Raw records
-- START --

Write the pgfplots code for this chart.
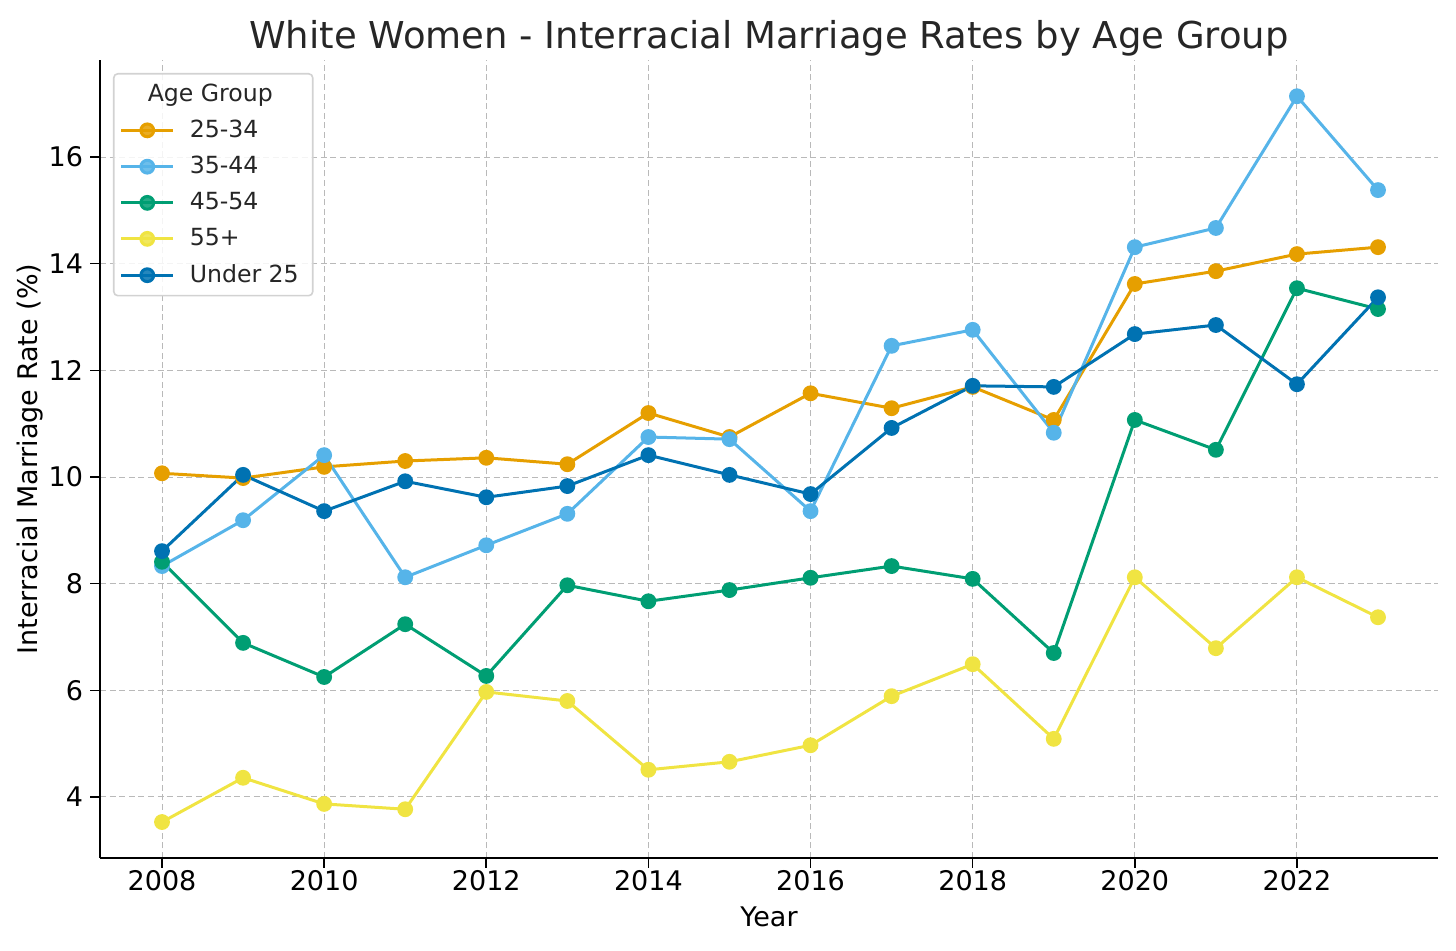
\documentclass[border=0pt]{standalone}
\usepackage{fontspec}
\setmainfont{DejaVu Sans}
\usepackage{pgfplots}
\usepackage{pgfplotstable}
\pgfplotsset{compat=1.18}

\definecolor{cOrange}{HTML}{E69F00}
\definecolor{cSky}{HTML}{56B4E9}
\definecolor{cGreen}{HTML}{009E73}
\definecolor{cYellow}{HTML}{F0E442}
\definecolor{cBlue}{HTML}{0072B2}

% year, rates (%) per age group
\pgfplotstableread{
year  a2534  a3544  a4554  a55   u25
2008  10.07  8.33   8.41   3.53  8.61
2009  9.98   9.19   6.89   4.36  10.04
2010  10.19  10.41  6.25   3.87  9.36
2011  10.30  8.12   7.24   3.77  9.92
2012  10.36  8.72   6.27   5.97  9.62
2013  10.24  9.31   7.97   5.80  9.83
2014  11.20  10.75  7.67   4.51  10.41
2015  10.75  10.71  7.88   4.66  10.04
2016  11.57  9.36   8.11   4.97  9.68
2017  11.29  12.46  8.33   5.89  10.92
2018  11.69  12.76  8.09   6.49  11.71
2019  11.07  10.83  6.70   5.09  11.69
2020  13.62  14.31  11.07  8.12  12.68
2021  13.86  14.67  10.51  6.79  12.85
2022  14.18  17.14  13.54  8.12  11.74
2023  14.31  15.38  13.15  7.37  13.37
}\rates

\begin{document}
\begin{tikzpicture}
\useasboundingbox (-50pt,-46.5pt) rectangle (678pt,429pt);
\begin{axis}[
	scale only axis,
	width=669pt, height=399pt,
	xmin=2007.235, xmax=2023.74,
	ymin=2.856, ymax=17.82,
	axis x line*=bottom,
	axis y line*=left,
	axis line style={line width=1pt, black},
	xtick={2008,2010,...,2022},
	ytick={4,6,...,16},
	tick align=outside,
	major tick length=5pt,
	tick style={line width=0.8pt, black},
	xticklabel style={/pgf/number format/1000 sep={}, yshift=2.5pt},
	/pgf/number format/assume math mode=true,
	tick label style={font=\fontsize{13.5}{16}\selectfont},
	grid=major,
	major grid style={gray!55, line width=0.5pt, dash pattern=on 3pt off 1.8pt},
	xlabel={Year},
	ylabel={Interracial Marriage Rate (\%)},
	label style={font=\fontsize{13.5}{16}\selectfont},
	xlabel style={at={(axis description cs:0.5,-0.0739)}, anchor=center},
	ylabel style={at={(axis description cs:-0.0523,0.5)}, anchor=center},
	title={White Women - Interracial Marriage Rates by Age Group},
	title style={at={(axis description cs:0.5,1.0125)}, anchor=center, font=\fontsize{18.5}{22}\selectfont, text=black!85},
	every axis plot/.append style={line width=1.5pt, mark=*, mark size=3.2pt},
	legend cell align=left,
	legend image code/.code={\draw[mark repeat=2,mark phase=2] plot coordinates {(0pt,0pt)(13pt,0pt)(26pt,0pt)};},
	legend style={at={(0.0097,0.9837)}, anchor=north west, draw=gray!35, line width=0.8pt, rounded corners=2pt,
		fill=white, fill opacity=0.85, text opacity=1, text=black!85,
		font=\fontsize{11.8}{14}\selectfont, row sep=3.9pt, column sep=3.5pt, inner xsep=3pt, inner ysep=3pt,
		nodes={inner xsep=4pt}},
]
\addlegendimage{empty legend}
\addlegendentry{\hspace*{-21pt}Age Group}
\addplot[color=cOrange, mark options={fill=cOrange}] table[x=year, y=a2534] {\rates};
\addlegendentry{25-34}
\addplot[color=cSky, mark options={fill=cSky}] table[x=year, y=a3544] {\rates};
\addlegendentry{35-44}
\addplot[color=cGreen, mark options={fill=cGreen}] table[x=year, y=a4554] {\rates};
\addlegendentry{45-54}
\addplot[color=cYellow, mark options={fill=cYellow}] table[x=year, y=a55] {\rates};
\addlegendentry{55+}
\addplot[color=cBlue, mark options={fill=cBlue}] table[x=year, y=u25] {\rates};
\addlegendentry{Under 25}
\end{axis}
\end{tikzpicture}
\end{document}
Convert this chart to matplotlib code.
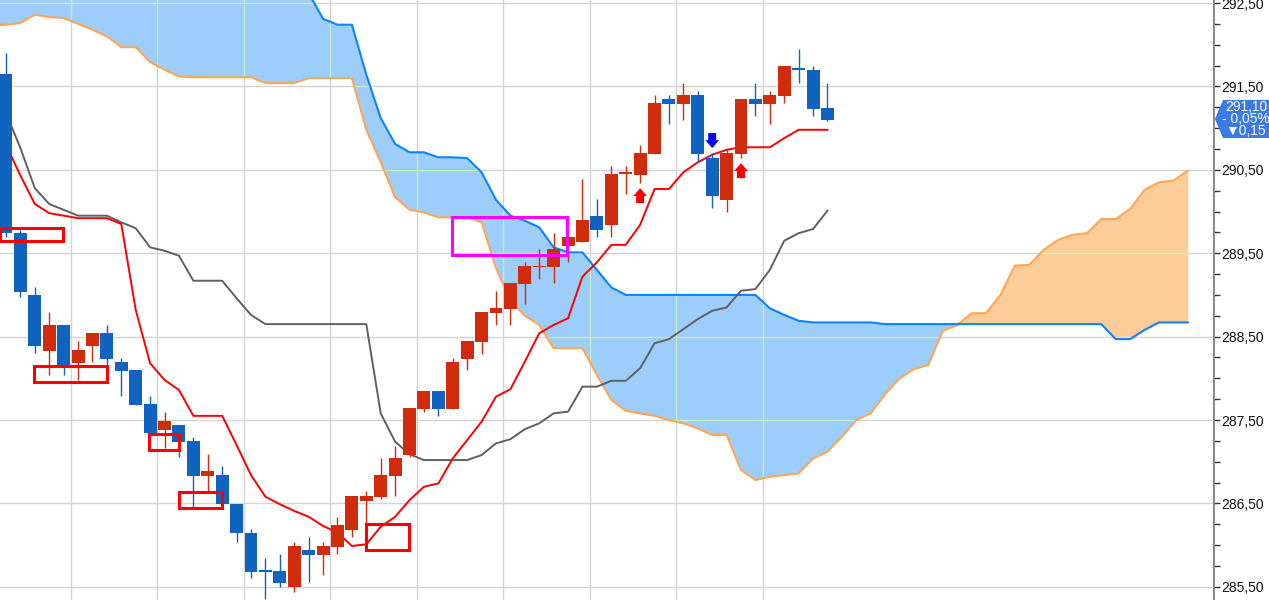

-- END --

* _Given request_: The data above needs to be retyped exactly, with the images left out.

* _Finished task_:
Write the pgfplots code for this chart.
\documentclass[border=0pt]{standalone}
\usepackage{fontspec}
\setmainfont{DejaVu Sans}
\usepackage{pgfplots}
\usepackage{pgfplotstable}
\pgfplotsset{compat=1.18}

\definecolor{cOrange}{HTML}{E69F00}
\definecolor{cSky}{HTML}{56B4E9}
\definecolor{cGreen}{HTML}{009E73}
\definecolor{cYellow}{HTML}{F0E442}
\definecolor{cBlue}{HTML}{0072B2}

% year, rates (%) per age group
\pgfplotstableread{
year  a2534  a3544  a4554  a55   u25
2008  10.07  8.33   8.41   3.53  8.61
2009  9.98   9.19   6.89   4.36  10.04
2010  10.19  10.41  6.25   3.87  9.36
2011  10.30  8.12   7.24   3.77  9.92
2012  10.36  8.72   6.27   5.97  9.62
2013  10.24  9.31   7.97   5.80  9.83
2014  11.20  10.75  7.67   4.51  10.41
2015  10.75  10.71  7.88   4.66  10.04
2016  11.57  9.36   8.11   4.97  9.68
2017  11.29  12.46  8.33   5.89  10.92
2018  11.69  12.76  8.09   6.49  11.71
2019  11.07  10.83  6.70   5.09  11.69
2020  13.62  14.31  11.07  8.12  12.68
2021  13.86  14.67  10.51  6.79  12.85
2022  14.18  17.14  13.54  8.12  11.74
2023  14.31  15.38  13.15  7.37  13.37
}\rates

\begin{document}
\begin{tikzpicture}
\useasboundingbox (-50pt,-46.5pt) rectangle (678pt,429pt);
\begin{axis}[
	scale only axis,
	width=669pt, height=399pt,
	xmin=2007.235, xmax=2023.74,
	ymin=2.856, ymax=17.82,
	axis x line*=bottom,
	axis y line*=left,
	axis line style={line width=1pt, black},
	xtick={2008,2010,...,2022},
	ytick={4,6,...,16},
	tick align=outside,
	major tick length=5pt,
	tick style={line width=0.8pt, black},
	xticklabel style={/pgf/number format/1000 sep={}, yshift=2.5pt},
	/pgf/number format/assume math mode=true,
	tick label style={font=\fontsize{13.5}{16}\selectfont},
	grid=major,
	major grid style={gray!55, line width=0.5pt, dash pattern=on 3pt off 1.8pt},
	xlabel={Year},
	ylabel={Interracial Marriage Rate (\%)},
	label style={font=\fontsize{13.5}{16}\selectfont},
	xlabel style={at={(axis description cs:0.5,-0.0739)}, anchor=center},
	ylabel style={at={(axis description cs:-0.0523,0.5)}, anchor=center},
	title={White Women - Interracial Marriage Rates by Age Group},
	title style={at={(axis description cs:0.5,1.0125)}, anchor=center, font=\fontsize{18.5}{22}\selectfont, text=black!85},
	every axis plot/.append style={line width=1.5pt, mark=*, mark size=3.2pt},
	legend cell align=left,
	legend image code/.code={\draw[mark repeat=2,mark phase=2] plot coordinates {(0pt,0pt)(13pt,0pt)(26pt,0pt)};},
	legend style={at={(0.0097,0.9837)}, anchor=north west, draw=gray!35, line width=0.8pt, rounded corners=2pt,
		fill=white, fill opacity=0.85, text opacity=1, text=black!85,
		font=\fontsize{11.8}{14}\selectfont, row sep=3.9pt, column sep=3.5pt, inner xsep=3pt, inner ysep=3pt,
		nodes={inner xsep=4pt}},
]
\addlegendimage{empty legend}
\addlegendentry{\hspace*{-21pt}Age Group}
\addplot[color=cOrange, mark options={fill=cOrange}] table[x=year, y=a2534] {\rates};
\addlegendentry{25-34}
\addplot[color=cSky, mark options={fill=cSky}] table[x=year, y=a3544] {\rates};
\addlegendentry{35-44}
\addplot[color=cGreen, mark options={fill=cGreen}] table[x=year, y=a4554] {\rates};
\addlegendentry{45-54}
\addplot[color=cYellow, mark options={fill=cYellow}] table[x=year, y=a55] {\rates};
\addlegendentry{55+}
\addplot[color=cBlue, mark options={fill=cBlue}] table[x=year, y=u25] {\rates};
\addlegendentry{Under 25}
\end{axis}
\end{tikzpicture}
\end{document}
Convert this chart to matplotlib code.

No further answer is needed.